ーーこの状況でオリンピックを開催することは非現実的なのではないかと考える人が増えていると思います。どう考えますか?

専門家として、これまでオリンピックは政治問題だと言及を避けてきましたし、
尾身先生も国会に呼ばれた時に専門家として言うべきではないと答えてきました。

ただ、これからの感染対策を考えると、オリンピックは「マスギャザリングイベント」であり、
人が大勢動き接触する機会を作るイベントになります。

高齢者の予防接種は残念ながら夏までには達成されないでしょう。
でも来年の夏だったら遅れても接種できているのではないかと思います。

今焦ってこの大規模イベントをやる必要があるのか、みんなで考えた方がいい。
少なくとも議論をしてもらえないでしょうか。オリンピックの決定が、密室でいいのかなと正直思います。

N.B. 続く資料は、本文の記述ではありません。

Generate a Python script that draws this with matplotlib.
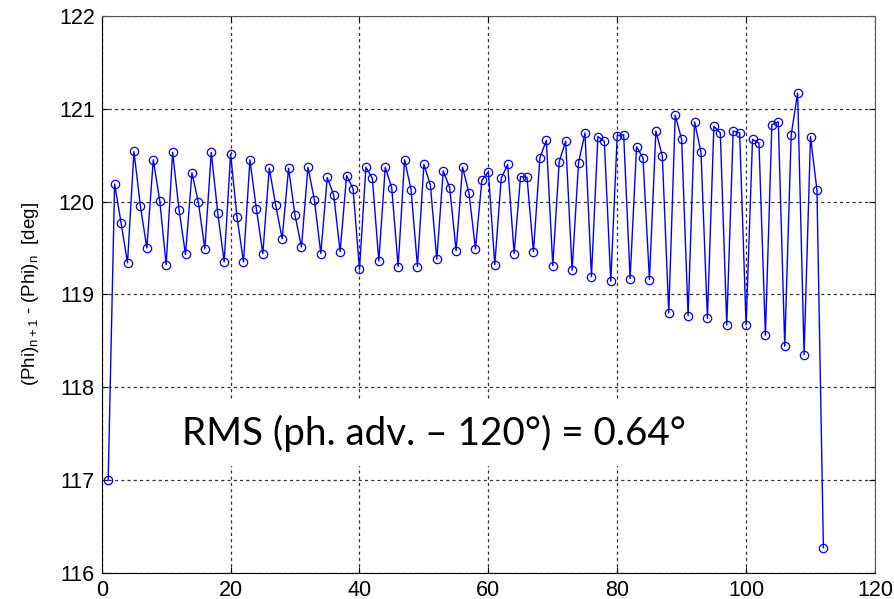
import matplotlib
matplotlib.use("Agg")
import matplotlib.pyplot as plt

# phase advance between consecutive cells, n = 1..112
cell_index = list(range(1, 113))
phase_advance = [
    117.00, 120.19, 119.77, 119.34, 120.54, 119.95, 119.50, 120.45, 120.01, 119.32,
    120.53, 119.91, 119.43, 120.31, 119.99, 119.49, 120.53, 119.88, 119.35, 120.51,
    119.83, 119.35, 120.45, 119.92, 119.44, 120.36, 119.96, 119.60, 120.36, 119.85,
    119.51, 120.37, 120.02, 119.44, 120.26, 120.07, 119.46, 120.28, 120.14, 119.27,
    120.37, 120.25, 119.36, 120.37, 120.15, 119.30, 120.45, 120.13, 119.30, 120.40,
    120.18, 119.38, 120.33, 120.15, 119.47, 120.37, 120.09, 119.49, 120.23, 120.32,
    119.32, 120.25, 120.40, 119.44, 120.27, 120.26, 119.46, 120.47, 120.66, 119.31,
    120.43, 120.65, 119.26, 120.42, 120.74, 119.19, 120.70, 120.65, 119.14, 120.71,
    120.72, 119.17, 120.59, 120.47, 119.16, 120.76, 120.49, 118.80, 120.93, 120.67,
    118.77, 120.86, 120.53, 118.74, 120.81, 120.74, 118.67, 120.76, 120.74, 118.67,
    120.67, 120.63, 118.56, 120.83, 120.86, 118.44, 120.72, 121.17, 118.35, 120.70,
    120.12, 116.27,
]
rms_text = "RMS (ph. adv. \u2013 120\u00b0) = 0.64\u00b0"

plt.rcParams["font.family"] = ["Liberation Sans", "DejaVu Sans"]
plt.rcParams["mathtext.fontset"] = "custom"
plt.rcParams["mathtext.rm"] = "Liberation Sans"
plt.rcParams["mathtext.it"] = "Liberation Sans"

fig = plt.figure(figsize=(8.94, 5.99), dpi=100)
ax = fig.add_axes([0.1138, 0.0439, 0.8649, 0.9294])

ax.plot(cell_index, phase_advance, color="#0000ff", linewidth=1.0,
        marker="o", markersize=6, markerfacecolor="none",
        markeredgecolor="#0000ff", markeredgewidth=0.9, zorder=4)

ax.set_xlim(0, 120)
ax.set_ylim(116, 122)
ax.set_xticks(range(0, 121, 20))
ax.set_yticks(range(116, 123))
ax.tick_params(direction="in", length=4, labelsize=15.5, top=True, right=True,
               pad=5)
ax.grid(True, color="#333333", linestyle=(0, (2.5, 2.5)), linewidth=0.9)

for side in ("left", "bottom"):
    ax.spines[side].set_color("black")
for side in ("top", "right"):
    ax.spines[side].set_color("#555555")

ax.set_ylabel(r"(Phi)$_{\mathrm{n+1}}$ - (Phi)$_{\mathrm{n}}$  [deg]", fontsize=13.5)
ax.yaxis.set_label_coords(-0.078, 0.5)

ax.text(0.429, 0.229, rms_text, transform=ax.transAxes, ha="center",
        va="baseline", fontsize=27.8, family=["Lato", "DejaVu Sans"],
        bbox=dict(facecolor="white", edgecolor="none", pad=10), zorder=3)

fig.savefig("out.png", dpi=100)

オリンピックの当事者は、本当は選手ですね。僕もマラソンが大好きですし、
選手の本当のピークの年齢が3年続くわけではないとも思います。

でも、その人たちの合意が得られるのであれば、今目の前にあるリスクを減らす決断をするには、
最後のチャンスに近づいているのではないでしょうか?

もし無茶をして突入しようとしているならば、いろんな方面からみなさんが声をあげて、考えを改めてもらう必要があるのではないかと思います。
十分にリスクを検討しただろうか。そろそろ公の場でも僕も話そうと思っていました。


ーー全国的な移動だけでなく、海外からも移動があるのがオリンピックなわけですね。

海外からのお客さんは来ないですが、選手はきますし数多くの関係者もきます。

国内でチケットを買っている知り合いもたくさんいますが、その人たちも動きます。
長距離の移動は接触しないまま移動するのは無理です。

この感染症が昔、中国の武漢にしかなかったのになぜ今世界中に広がっているのか、もう一度思い出してほしいと思います。
「人が移動することで感染症がうつるわけではない」というのは究極の詭弁だと思っています。


【西浦博(にしうら・ひろし)】京都大学大学院医学研究科教授
2002年、宮崎医科大学医学部卒業。ロンドン大学、チュービンゲン大学、
ユトレヒト大学博士研究員、香港大学助理教授、東京大学准教授、北海道大学教授などを経て、2020年8月から現職。

専門は、理論疫学。厚生労働省新型コロナウイルスクラスター対策班で流行データ分析に取り組み、
現在も新型コロナウイルス感染症対策アドバイザリーボードなどでデータ分析をしている。